[BEGIN]

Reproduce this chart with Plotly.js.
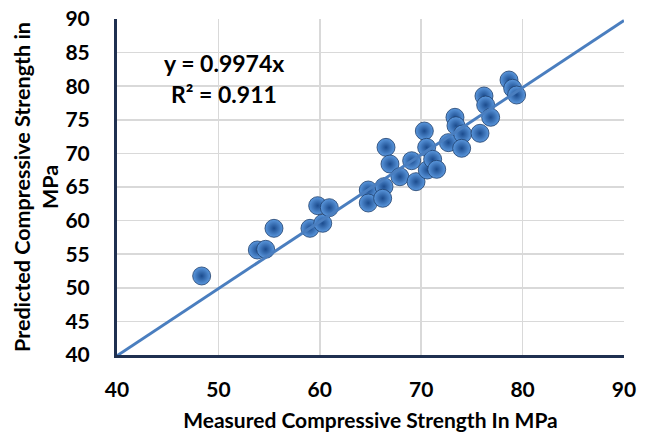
<!DOCTYPE html>
<html>
<head>
<meta charset="utf-8">
<script src="https://cdn.plot.ly/plotly-3.0.1.min.js"></script>
<style>html,body{margin:0;padding:0;background:#fff;}#chart{width:648px;height:438px;}</style>
</head>
<body>
<div id="chart"></div>
<script>
// Measured vs predicted compressive strength (MPa)
const measured = [48.35, 53.84, 54.66, 55.48, 59.03, 59.79, 60.29, 60.94, 64.78, 64.78,
  66.33, 66.2, 66.53, 66.92, 67.9, 69.06, 69.49, 70.31, 70.54, 70.6,
  71.13, 71.53, 72.68, 73.33, 73.43, 74.09, 73.99, 75.8, 76.19, 76.36,
  76.85, 78.66, 79.02, 79.41];
const predicted = [51.76, 55.63, 55.73, 58.85, 58.85, 62.22, 59.6, 61.92, 64.55, 62.62,
  65.05, 63.32, 70.9, 68.42, 66.53, 68.91, 65.79, 73.33, 70.9, 67.53,
  69.12, 67.63, 71.6, 75.37, 74.12, 72.89, 70.76, 72.99, 78.54, 77.2,
  75.37, 80.92, 79.69, 78.69];
const slope = 0.9974;
const r2 = 0.911;
const trendX = [40, 90];
const trendY = trendX.map(v => v * slope);
const xTicks = [40, 50, 60, 70, 80, 90];
const yTicks = [40, 45, 50, 55, 60, 65, 70, 75, 80, 85, 90];

const fontFam = 'Lato, "Open Sans", sans-serif';

const traces = [
  {
    x: measured, y: predicted, type: 'scatter', mode: 'markers',
    marker: {
      size: 18,
      color: '#5b98de',
      gradient: {type: 'radial', color: '#1c4c8e'},
      line: {color: '#1e3f6c', width: 0.8}
    },
    hoverinfo: 'x+y', showlegend: false
  },
  {
    x: trendX, y: trendY, type: 'scatter', mode: 'lines',
    line: {color: '#4a7ebf', width: 3},
    hoverinfo: 'skip', showlegend: false
  }
];

const layout = {
  width: 648, height: 438,
  margin: {l: 117, r: 24, t: 19, b: 83},
  paper_bgcolor: '#ffffff', plot_bgcolor: '#ffffff',
  font: {family: fontFam, color: '#000000', size: 21},
  xaxis: {
    range: [40, 90], tickvals: xTicks, ticktext: xTicks.map(String),
    showgrid: true, gridcolor: '#d9d9d9', gridwidth: 1.5,
    zeroline: false, showline: true, linecolor: '#1f3050', linewidth: 3,
    ticks: '', ticklabelstandoff: 14,
    tickfont: {family: fontFam, size: 21, color: '#000', weight: 'bold'},
    title: {text: 'Measured Compressive Strength In MPa', font: {family: fontFam, size: 21, color: '#000', weight: 'bold'}, standoff: 14},
    automargin: false
  },
  yaxis: {
    range: [40, 90], tickvals: yTicks, ticktext: yTicks.map(String),
    showgrid: true, gridcolor: '#d9d9d9', gridwidth: 1.5,
    zeroline: false, showline: true, linecolor: '#1f3050', linewidth: 3,
    ticks: '', ticklabelstandoff: 20,
    tickfont: {family: fontFam, size: 21, color: '#000', weight: 'bold'},
    title: {text: 'Predicted Compressive Strength in<br>MPa', font: {family: fontFam, size: 21.5, color: '#000', weight: 'bold'}, standoff: 1},
    automargin: false
  },
  annotations: [
    {xref: 'paper', yref: 'paper', x: (224 - 117) / 507, y: 1 - (63 - 19) / 336,
     text: 'y = ' + slope + 'x', showarrow: false, xanchor: 'center', yanchor: 'middle',
     font: {family: fontFam, size: 23, color: '#000', weight: 'bold'}},
    {xref: 'paper', yref: 'paper', x: (224 - 117) / 507, y: 1 - (94 - 19) / 336,
     text: 'R² = ' + r2, showarrow: false, xanchor: 'center', yanchor: 'middle',
     font: {family: fontFam, size: 23, color: '#000', weight: 'bold'}}
  ]
};

Plotly.newPlot('chart', traces, layout, {displayModeBar: false, staticPlot: true});
</script>
</body>
</html>
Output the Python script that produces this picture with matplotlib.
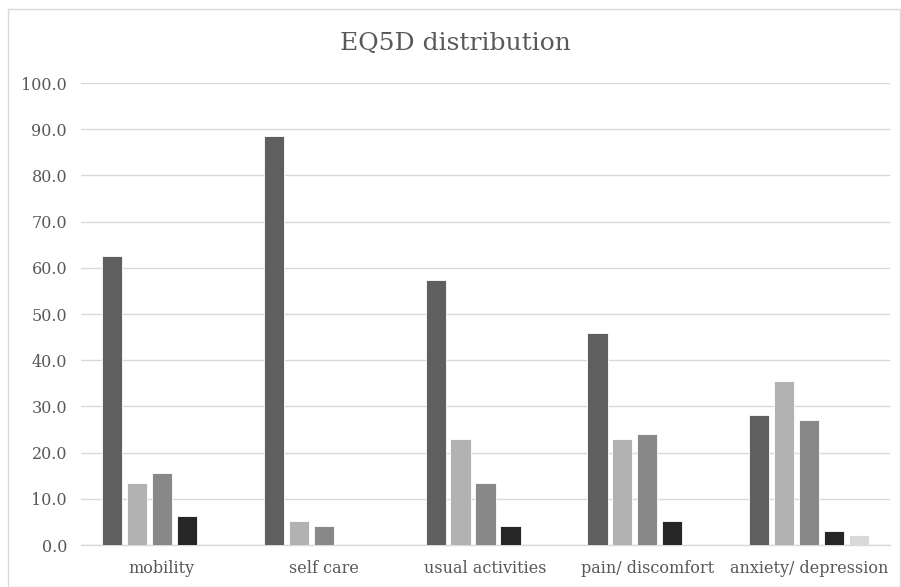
import numpy as np
import matplotlib.pyplot as plt
from matplotlib.patches import Rectangle

categories = ['mobility', 'self care', 'usual activities', 'pain/ discomfort', 'anxiety/ depression']
level1 = [62.5, 88.5, 57.3, 45.8, 28.1]
level2 = [13.5, 5.2, 22.9, 22.9, 35.4]
level3 = [15.6, 4.2, 13.5, 24.0, 27.1]
level4 = [6.2, 0.0, 4.2, 5.2, 3.1]
level5 = [0.0, 0.0, 0.0, 0.0, 2.1]
series = [level1, level2, level3, level4, level5]
colors = ['#5f5f5f', '#b2b2b2', '#888888', '#262626', '#d9d9d9']

plt.rcParams['font.family'] = ['DejaVu Serif']
txt = '#595959'

fig = plt.figure(figsize=(9.01, 5.87), dpi=100)
ax = fig.add_axes([81/901, 1 - 545/587, 809/901, 462/587])

x = np.arange(len(categories))
pitch = 0.154
for i, vals in enumerate(series):
    ax.bar(x + (i - 2) * pitch, vals, width=0.125, color=colors[i],
           edgecolor='white', linewidth=0.6, zorder=3)

ax.set_xlim(-0.5, 4.5)
ax.set_ylim(0, 100)
ax.set_yticks(np.arange(0, 101, 10))
ax.set_yticklabels([f'{v:.1f}' for v in range(0, 101, 10)])
ax.set_xticks(x)
ax.set_xticklabels(categories)
ax.tick_params(length=0, colors=txt, labelsize=11.5)
ax.tick_params(axis='x', pad=11)
ax.tick_params(axis='y', pad=10)
ax.grid(axis='y', color='#d9d9d9', linewidth=1, zorder=0)
for s in ['top', 'right', 'left']:
    ax.spines[s].set_visible(False)
ax.spines['bottom'].set_color('#d9d9d9')
ax.spines['bottom'].set_linewidth(1)

fig.text(455/901, 1 - 43/587, 'EQ5D distribution', ha='center', va='center',
         fontsize=18, color=txt)

fig.patches.append(Rectangle((8/901, 0), 892/901, 1 - 9/587, transform=fig.transFigure,
                             fill=False, edgecolor='#d9d9d9', linewidth=1))

fig.savefig('out.png', dpi=100)
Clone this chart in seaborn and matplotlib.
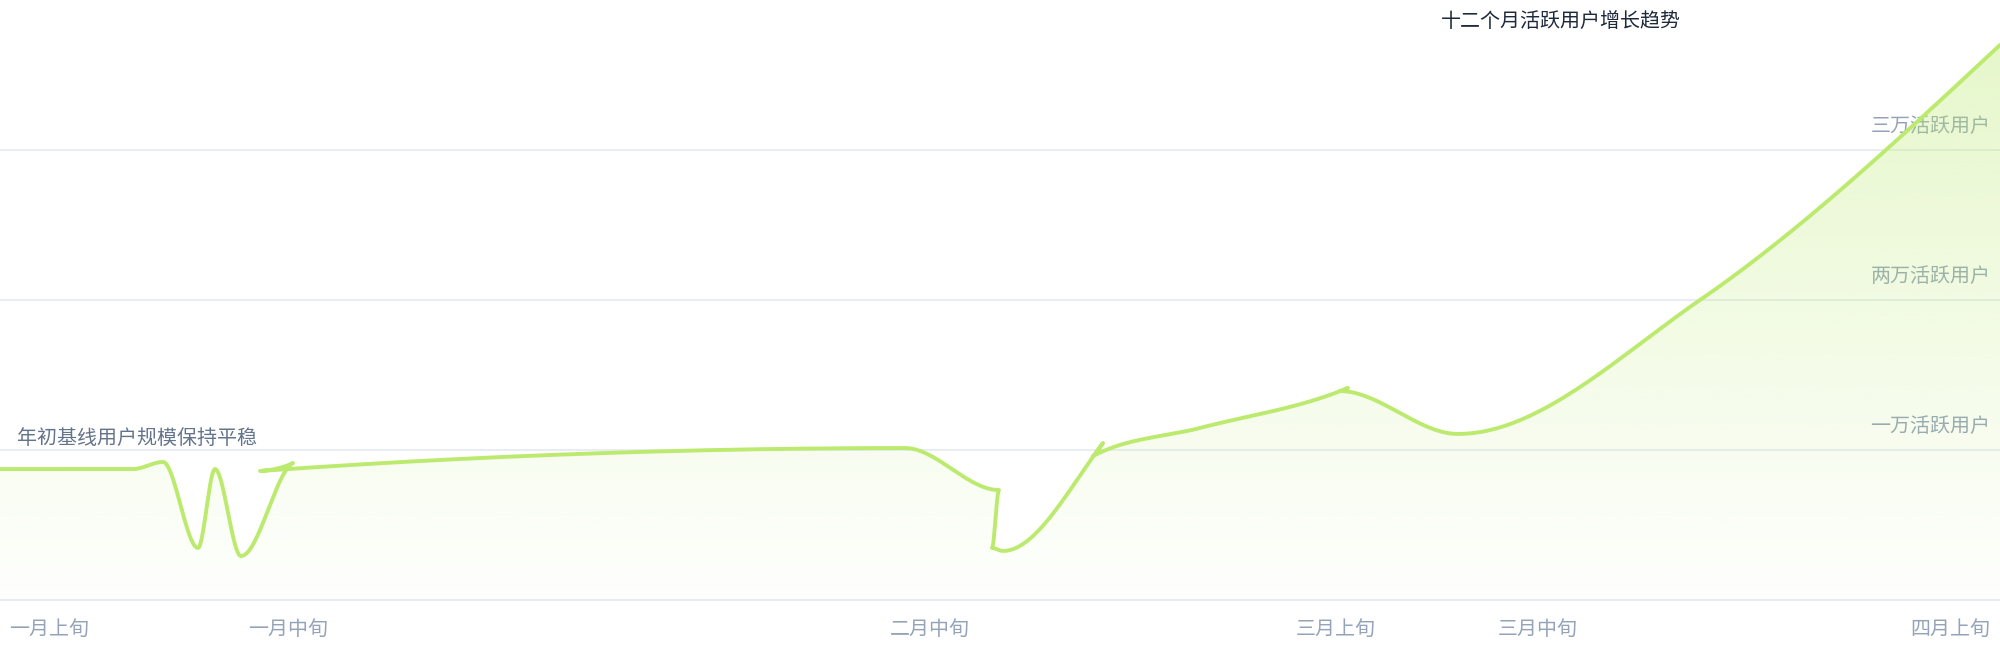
import numpy as np
import pandas as pd
import matplotlib
matplotlib.use("Agg")
import matplotlib.pyplot as plt
import seaborn as sns
from matplotlib.patches import Polygon
from matplotlib.colors import to_rgb

# data (day offset from start, active users)
day = [0, 6.65, 8.15, 9.9, 10.75, 12.05, 14.65, 13.0, 45.25, 49.95,
       49.6, 50.15, 55.15, 54.65, 60.0, 66.9, 67.4, 67.0, 72.9, 85.0, 100.0]
users = [8730, 8730, 9200, 3470, 8730, 2930, 9130, 8600, 10130, 7330,
         3470, 3270, 10470, 9600, 11470, 13870, 14130, 13930, 11070, 20000, 37000]

tick_days = [0, 14.4, 46.5, 66.8, 76.9, 100]
tick_labels = ["一月上旬", "一月中旬", "二月中旬", "三月上旬", "三月中旬", "四月上旬"]

grid_values = [10000, 20000, 30000]
grid_labels = ["一万活跃用户", "两万活跃用户", "三万活跃用户"]

title = "十二个月活跃用户增长趋势"
note = "年初基线用户规模保持平稳"

LINE = "#bbea6e"


def slope3(x0, y0, x1, y1, x2, y2):
    h0, h1 = x1 - x0, x2 - x1
    s0, s1 = (y1 - y0) / h0, (y2 - y1) / h1
    p = (s0 * h1 + s1 * h0) / (h0 + h1)
    r = (np.sign(s0) + np.sign(s1)) * min(abs(s0), abs(s1), 0.5 * abs(p))
    return 0.0 if np.isnan(r) else r


def monotone_x(xs, ys, n=40):
    # same construction as a monotoneX curve, points kept in given order
    k = len(xs)
    t = [0.0] * k
    for i in range(1, k - 1):
        t[i] = slope3(xs[i-1], ys[i-1], xs[i], ys[i], xs[i+1], ys[i+1])
    t[0] = (3 * (ys[1] - ys[0]) / (xs[1] - xs[0]) - t[1]) / 2
    t[-1] = (3 * (ys[-1] - ys[-2]) / (xs[-1] - xs[-2]) - t[-2]) / 2
    out_x, out_y = [xs[0]], [ys[0]]
    u = np.linspace(0, 1, n)[1:]
    for i in range(k - 1):
        dx = (xs[i+1] - xs[i]) / 3
        px = [xs[i], xs[i] + dx, xs[i+1] - dx, xs[i+1]]
        py = [ys[i], ys[i] + dx * t[i], ys[i+1] - dx * t[i+1], ys[i+1]]
        b = [(1-u)**3, 3*(1-u)**2*u, 3*(1-u)*u**2, u**3]
        out_x.extend(sum(b[j] * px[j] for j in range(4)))
        out_y.extend(sum(b[j] * py[j] for j in range(4)))
    return np.array(out_x), np.array(out_y)


cx, cy = monotone_x(day, users)
curve = pd.DataFrame({"day": cx, "users": cy})

sns.set_theme(style="white")
plt.rcParams["font.family"] = ["Noto Sans CJK SC", "DejaVu Sans"]

fig = plt.figure(figsize=(20, 6.6), dpi=100)
ax = fig.add_axes([0, 0, 1, 1])

for v in [0] + grid_values:
    ax.axhline(v, color="#e2e8f0", lw=1.1, zorder=0)

for v, lab in zip(grid_values, grid_labels):
    ax.annotate(lab, xy=(1, v), xycoords=("axes fraction", "data"),
                xytext=(-7, 17), textcoords="offset points",
                ha="right", va="center", fontsize=14.4, color="#94a3b8", zorder=1)

# gradient area under the curve
rgb = to_rgb(LINE)
g = np.linspace(0, 1, 256).reshape(-1, 1)
img = np.zeros((256, 1, 4))
img[..., :3] = rgb
img[..., 3] = 0.01 + 0.35 * g[:, 0:1]
im = ax.imshow(img, extent=[0, 100, 0, max(users)], origin="lower",
               aspect="auto", zorder=2, interpolation="bilinear")
area = Polygon(np.column_stack([np.r_[cx, cx[-1], cx[0]], np.r_[cy, 0, 0]]),
               closed=True, facecolor="none", edgecolor="none")
ax.add_patch(area)
im.set_clip_path(area)

sns.lineplot(data=curve, x="day", y="users", sort=False, estimator=None,
             color=LINE, lw=2.8, solid_capstyle="round",
             solid_joinstyle="round", ax=ax, zorder=3)

for i, (d, lab) in enumerate(zip(tick_days, tick_labels)):
    ha, off = "center", 0
    if i == 0:
        ha, off = "left", 6.5
    elif i == len(tick_days) - 1:
        ha, off = "right", -7
    ax.annotate(lab, xy=(d, 0), xytext=(off, -21.5), textcoords="offset points",
                ha=ha, va="center", fontsize=14.4, color="#94a3b8")

ax.text(0.0085, 0.335, note, transform=ax.transAxes, ha="left", va="center",
        fontsize=14.4, color="#64748b")
ax.text(0.7205, 0.968, title, transform=ax.transAxes, ha="left", va="center",
        fontsize=14.4, color="#1e293b")

ax.set_xlim(0, 100)
ax.set_ylim(-4000, 40000)
ax.set_axis_off()

fig.savefig("out.png", dpi=100)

[END]

• _PROBLEM STATEMENT_
Exactly as they stand, quote the lines beginning with the one that contains "Clone this chart in seaborn and matplotlib." and ending with the one that contains "from matplotlib.colors import to_rgb", with no pictures.

• _SOLUTION FOR THIS EXERCISE_
Clone this chart in seaborn and matplotlib.
import numpy as np
import pandas as pd
import matplotlib
matplotlib.use("Agg")
import matplotlib.pyplot as plt
import seaborn as sns
from matplotlib.patches import Polygon
from matplotlib.colors import to_rgb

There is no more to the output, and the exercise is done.